◆ Dataset excerpt
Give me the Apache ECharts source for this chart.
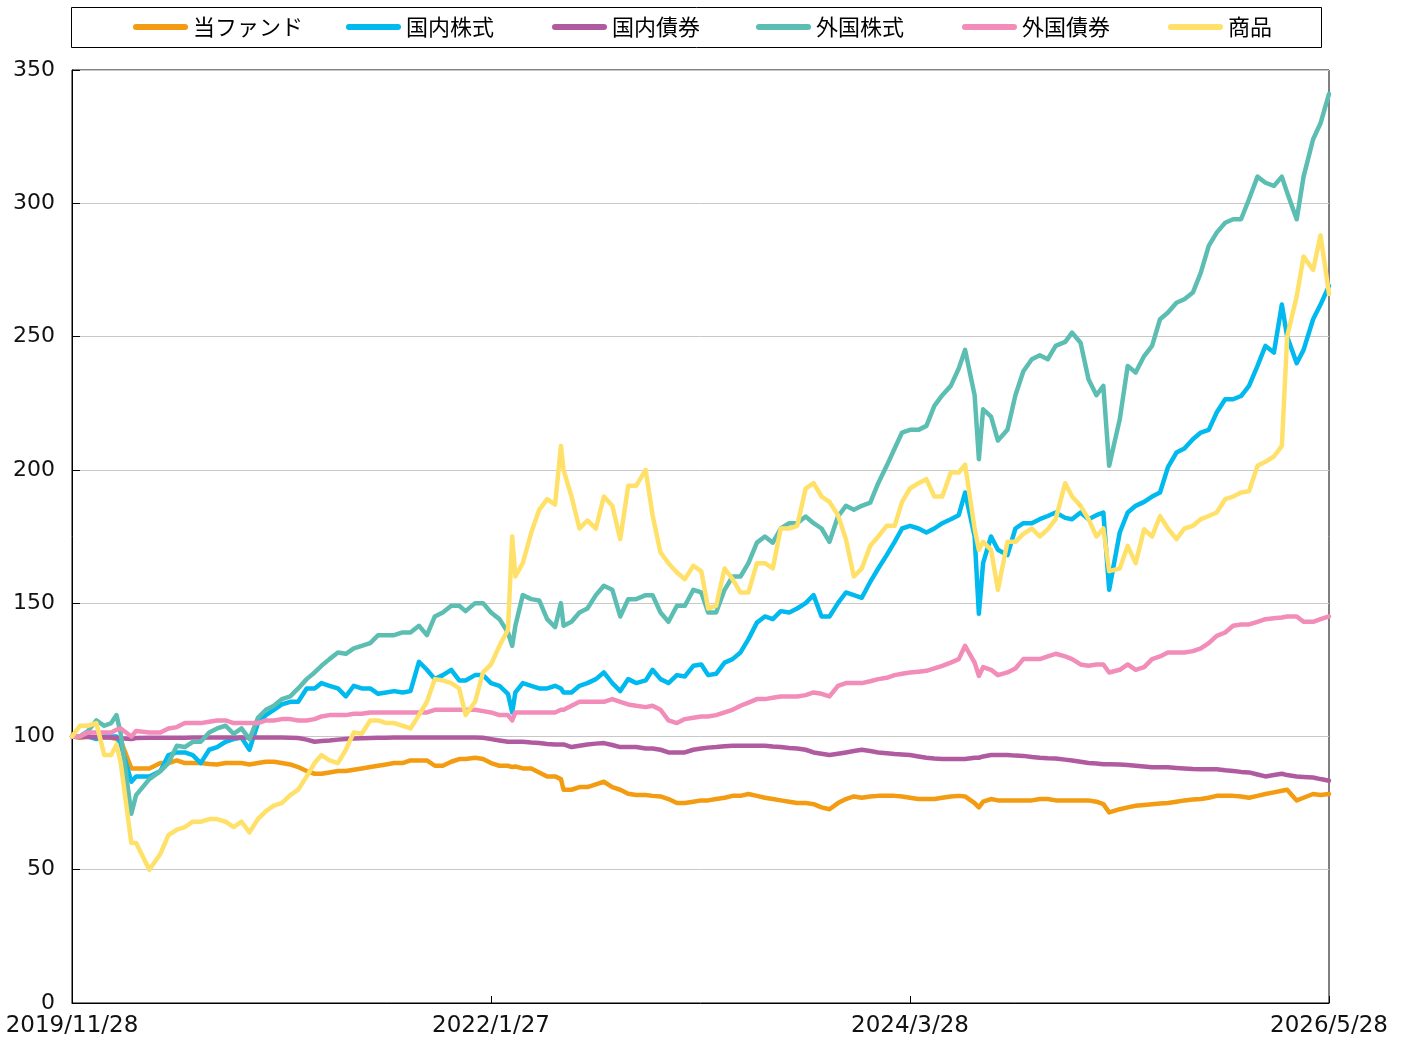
<!DOCTYPE html>
<html>
<head>
<meta charset="utf-8">
<script src="https://cdn.jsdelivr.net/npm/echarts@6/dist/echarts.min.js"></script>
<style>
html,body{margin:0;padding:0;background:#fff;}
#chart{width:1403px;height:1039px;}
</style>
</head>
<body>
<div id="chart"></div>
<script>
const seriesNames = ['当ファンド','国内株式','国内債券','外国株式','外国債券','商品'];
const seriesColors = ['#F39C12','#00B9EF','#B05BA0','#5CBEB2','#F28CB9','#FFE16A'];
const xTickDates = ['2019-11-28','2022-01-27','2024-03-28','2026-05-28'];
const yTicks = [0,50,100,150,200,250,300,350];

const dates = ['2019-11-28','2019-12-13','2019-12-28','2020-01-13','2020-01-28','2020-02-10','2020-02-20','2020-02-28','2020-03-19','2020-03-28',
'2020-04-22','2020-05-13','2020-05-28','2020-06-13','2020-06-28','2020-07-13','2020-07-28','2020-08-13','2020-08-28','2020-09-13',
'2020-09-28','2020-10-13','2020-10-28','2020-11-13','2020-11-28','2020-12-13','2020-12-28','2021-01-13','2021-01-28','2021-02-13',
'2021-02-28','2021-03-13','2021-03-28','2021-04-13','2021-04-28','2021-05-13','2021-05-28','2021-06-13','2021-06-28','2021-07-13',
'2021-07-28','2021-08-13','2021-08-28','2021-09-13','2021-09-28','2021-10-13','2021-10-28','2021-11-13','2021-11-28','2021-12-10',
'2021-12-28','2022-01-12','2022-01-27','2022-02-12','2022-02-28','2022-03-08','2022-03-14','2022-03-28','2022-04-13','2022-04-28',
'2022-05-13','2022-05-28','2022-06-08','2022-06-13','2022-06-28','2022-07-13','2022-07-28','2022-08-13','2022-08-28','2022-09-13',
'2022-09-28','2022-10-13','2022-10-28','2022-11-15','2022-11-28','2022-12-13','2022-12-28','2023-01-13','2023-01-28','2023-02-13',
'2023-02-28','2023-03-13','2023-03-28','2023-04-13','2023-04-28','2023-05-13','2023-05-28','2023-06-13','2023-06-28','2023-07-13',
'2023-07-28','2023-08-13','2023-08-28','2023-09-13','2023-09-28','2023-10-13','2023-10-28','2023-11-13','2023-11-28','2023-12-13',
'2023-12-28','2024-01-13','2024-01-28','2024-02-13','2024-02-28','2024-03-13','2024-03-28','2024-04-13','2024-04-28','2024-05-13',
'2024-05-28','2024-06-13','2024-06-28','2024-07-10','2024-07-28','2024-08-05','2024-08-13','2024-08-28','2024-09-10','2024-09-28',
'2024-10-13','2024-10-28','2024-11-13','2024-11-28','2024-12-13','2024-12-28','2025-01-15','2025-01-28','2025-02-13','2025-02-28',
'2025-03-15','2025-03-28','2025-04-08','2025-04-28','2025-05-13','2025-05-28','2025-06-13','2025-06-28','2025-07-13','2025-07-28',
'2025-08-13','2025-08-28','2025-09-13','2025-09-28','2025-10-13','2025-10-28','2025-11-13','2025-11-28','2025-12-13','2025-12-28',
'2026-01-13','2026-01-28','2026-02-13','2026-02-28','2026-03-10','2026-03-28','2026-04-10','2026-04-28','2026-05-12','2026-05-28'];

// 当ファンド
const fund = [100,99.5,100,99.5,99.8,99.5,99,98.5,88,88,
88,90,90,91,90,90,90,89.7,89.5,90,
90,90,89.5,90,90.5,90.5,90,89.5,88.5,87,
86,86,86.5,87,87,87.5,88,88.5,89,89.5,
90,90,91,91,91,89,89,90.5,91.5,91.5,
92,91.5,90,89,89,88.5,88.7,88,88,86.5,
85,85,84,80,80,81,81,82,83,81,
80,78.5,78,78,77.7,77.5,76.5,75,75,75.5,
76,76,76.5,77,77.7,77.7,78.4,77.7,77,76.5,
76,75.5,75,75,74.6,73.4,72.7,75,76.5,77.5,
77,77.5,77.7,77.7,77.7,77.5,77,76.5,76.5,76.5,
77,77.5,77.7,77.5,75,73.4,75.5,76.5,76,76,
76,76,76,76.5,76.5,76,76,76,76,76,
75.5,74.6,71.5,72.7,73.4,74,74.3,74.6,74.8,75,
75.5,76,76.3,76.5,77,77.7,77.7,77.7,77.5,77,
77.7,78.4,79,79.6,80,76,77,78.4,78,78.4];

// 国内株式
const jpStock = [100,100,100,99,100,100,100,97,83,85,
85,87,93,94,94,93,90,95,96,98,
99,99.6,95,105,108,110,112,113,113,118,
118,120,119,118,115,119,118,118,116,116.5,
117,116.5,117,128,125,121.5,123,125,121,121,
123,123,120,119,116,109,116.5,120,119,118,
118,119,118,116.5,116.5,119,120,121.5,124,120,
117,121.5,120,121,125,121.5,120,123,122.5,126.5,
127,123,123.5,127.7,129,131.5,136.5,142.7,145,144,
147,146.5,148,150,153,145,145,150,154,153,
152,158,163,168,173,178,179,178,176.5,178,
180,181.5,183,191.5,175,146,165,175,170,168,
178,180,180,181.5,182.7,184,182,181.5,184,181.5,
183,184,155,176.5,184,186.5,188,190,191.5,201,
206.5,208,211.5,214,215,221.5,226.5,226.5,227.7,231.5,
239,246.5,244,262,250,240,245,256.5,262,269];

// 国内債券
const jpBond = [100,99.8,99.8,99.7,99.6,99.6,99.5,99.3,99,99.4,
99.5,99.5,99.5,99.5,99.5,99.6,99.6,99.6,99.6,99.6,
99.6,99.6,99.6,99.6,99.6,99.6,99.6,99.5,99.4,98.8,
98,98.3,98.5,98.8,99,99.2,99.3,99.4,99.5,99.5,
99.6,99.6,99.6,99.6,99.6,99.6,99.6,99.6,99.6,99.6,
99.6,99.5,99,98.5,98,98,98,98,97.7,97.5,
97.2,97,97,97,96,96.5,97,97.3,97.5,96.8,
96,96,96,95.5,95.5,95,94,94,94,95,
95.5,95.8,96,96.3,96.5,96.5,96.5,96.5,96.5,96.2,
96,95.7,95.5,95,94,93.5,93,93.5,94,94.5,
95,94.5,94,93.7,93.4,93.2,93,92.5,92,91.7,
91.5,91.5,91.5,91.5,92,92,92.5,93,93,93,
92.8,92.7,92.3,92,91.8,91.7,91.3,91,90.5,90,
89.8,89.6,89.6,89.5,89.3,89,88.7,88.4,88.4,88.4,
88.2,88,87.8,87.7,87.7,87.7,87.3,87,86.7,86.5,
85.7,85,85.5,86,85.5,85,84.8,84.6,84,83.4];

// 外国株式
const fgStock = [100,100,102,106,104,105,108,101,71,78,
84,87,90,96.5,96,98,98,101.5,103,104,
101,103,99,107,110,111.5,114,115,118,121.5,
124,126.5,129,131.5,131,133,134,135,138,138,
138,139,139,141.5,138,145,146.5,149,149,147,
150,150,146.5,144,139,134,141.5,153,151.5,151,
144,141,150,141.5,143,146.5,148,153,156.5,155,
145,151.5,151.5,153,153,146.5,143,149,149,155,
154,146.5,146.5,155,160,160,165,172.7,175,172.7,
178,180,180,182.5,180,178,173,182.5,186.5,185,
186.5,187.7,195,201.5,208,214,215,215,216.5,224,
228,231.5,238,245,228,204,222.7,220,211,215,
228,237,241.5,243,241.5,246.5,248,251.5,247.7,234,
228,231.5,201.5,219,239,236.5,242.7,246.5,256.5,259,
262.7,264,266.5,274,284,289,292.7,294,294,301.5,
310,307.7,306.5,310,304,294,310,324,330,341];

// 外国債券
const fgBond = [100,100,101.5,101.5,101.5,101.5,102.5,103,100,102,
101.5,101.5,103,103.5,105,105,105,105.5,106,106,
105,105,105,105,106,106,106.5,106.5,106,106,
106.5,107.5,108,108,108,108.5,108.5,109,109,109,
109,109,109,109,109,110,110,110,110,110,
110,109.5,109,108,108,106,109,109,109,109,
109,109,110,110,111.5,113,113,113,113,114,
113,112,111.5,111,111.5,110,106,105,106.5,107,
107.5,107.5,108,109,110,111.5,112.7,114,114,114.5,
115,115,115,115.5,116.5,116,115,119,120,120,
120,120.7,121.5,122,123,123.5,124,124.3,124.6,125.5,
126.5,127.7,129,134,127.7,122.7,126,125,123,124,
125.5,129,129,129,130,131,130,129,127,126.5,
127,127,124,125,127,125,126,129,130,131.5,
131.5,131.5,132,133,135,137.7,139,141.5,142,142,
143,144,144.3,144.6,145,145,143,143,144,145];

// 商品
const commodity = [100,104,104,105,93,93,97,90,60,60,
50,56,63,65,66,68,68,69,69,68,
66,68,64,69,72,74,75,78,80,85,
90,93,91,90,95,101.5,101,106,106,105,
105,104,103,108,113,121.5,121,120,118,108,
113,124,127,134,140,175,160,165,176.5,185,
189,187,209,200,190,178,181,178,190,186.5,
174,194,194,200,183,169,165,161.5,159,164,
162,148,149,163,159,154,154,165,165,163,
178,178,179,193,195,190,188,183,174,160,
163,171.5,175,179,179,188,193,195,196.5,190,
190,199,199,202,178,170,173,170,155,173,
173,176,178,175,177.7,181.5,195,190,186.5,181.5,
175,178,162,163,171.5,165,177.7,175,182.7,178,
174,178,179,181.5,182.7,184,189,190,191.5,192,
201.5,203,205,209,250,265,280,275,288,266];

const allValues = [fund, jpStock, jpBond, fgStock, fgBond, commodity];

const DAY = 86400000;
function utc(s){ const p = s.split('-').map(Number); return Date.UTC(p[0], p[1]-1, p[2]); }
const t0 = utc(xTickDates[0]);
function dayIdx(s){ return Math.round((utc(s) - t0) / DAY); }
function fmtDay(v){ const d = new Date(t0 + Math.round(v) * DAY); return d.getUTCFullYear() + '/' + (d.getUTCMonth()+1) + '/' + d.getUTCDate(); }
const xTickDays = xTickDates.map(dayIdx);

// legend slot positions (layout only)
const legendLefts = [133, 346, 552, 756, 962, 1168];

const chart = echarts.init(document.getElementById('chart'), null, {renderer:'canvas'});
const numFont = 'DejaVu Sans';
const option = {
  animation: false,
  backgroundColor: '#fff',
  graphic: [{
    type: 'rect', silent: true, z: 0,
    shape: {x: 71.5, y: 7.5, width: 1250, height: 40},
    style: {fill: 'none', stroke: '#000', lineWidth: 1}
  }],
  legend: seriesNames.map((name, i) => ({
    data: [name],
    left: legendLefts[i], top: 16,
    padding: 0,
    itemWidth: 55, itemHeight: 6,
    icon: 'path://M3,0H52A3,3,0,0,1,52,6H3A3,3,0,0,1,3,0Z',
    textStyle: {fontFamily: 'Noto Sans CJK JP', fontSize: 22, color: '#000'}
  })),
  grid: {
    left: 72, right: 74, top: 70, bottom: 36,
    show: true, borderColor: '#000', borderWidth: 1, backgroundColor: 'transparent'
  },
  xAxis: {
    type: 'value',
    min: xTickDays[0],
    max: xTickDays[xTickDays.length-1],
    interval: xTickDays[1] - xTickDays[0],
    axisLine: {show: true, lineStyle: {color: '#000', width: 1}},
    axisTick: {show: true, inside: true, length: 7, lineStyle: {color: '#000'}},
    axisLabel: {formatter: fmtDay, fontFamily: numFont, fontSize: 23, color: '#111', margin: 12, showMinLabel: true, showMaxLabel: true},
    splitLine: {show: false}
  },
  yAxis: {
    type: 'value', min: yTicks[0], max: yTicks[yTicks.length-1], interval: 50,
    axisLine: {show: true, lineStyle: {color: '#000', width: 1}},
    axisTick: {show: true, inside: true, length: 8, lineStyle: {color: '#000'}},
    axisLabel: {fontFamily: numFont, fontSize: 22, color: '#111', margin: 17},
    splitLine: {show: true, lineStyle: {color: '#c8c8c8', width: 1}}
  },
  series: seriesNames.map((name, i) => ({
    name: name,
    type: 'line',
    data: dates.map((d, j) => [dayIdx(d), allValues[i][j]]),
    showSymbol: false,
    symbol: 'none',
    lineStyle: {color: seriesColors[i], width: 4.5, join: 'round', cap: 'round'},
    itemStyle: {color: seriesColors[i]},
    emphasis: {disabled: true}
  }))
};
chart.setOption(option);
</script>
</body>
</html>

◆ Problem requirements
Without the pictures, return the listing above from its first line through the line that has "const yTicks = [0,50,100,150,200,250,300,350];".

◆ Task solution
Give me the Apache ECharts source for this chart.
<!DOCTYPE html>
<html>
<head>
<meta charset="utf-8">
<script src="https://cdn.jsdelivr.net/npm/echarts@6/dist/echarts.min.js"></script>
<style>
html,body{margin:0;padding:0;background:#fff;}
#chart{width:1403px;height:1039px;}
</style>
</head>
<body>
<div id="chart"></div>
<script>
const seriesNames = ['当ファンド','国内株式','国内債券','外国株式','外国債券','商品'];
const seriesColors = ['#F39C12','#00B9EF','#B05BA0','#5CBEB2','#F28CB9','#FFE16A'];
const xTickDates = ['2019-11-28','2022-01-27','2024-03-28','2026-05-28'];
const yTicks = [0,50,100,150,200,250,300,350];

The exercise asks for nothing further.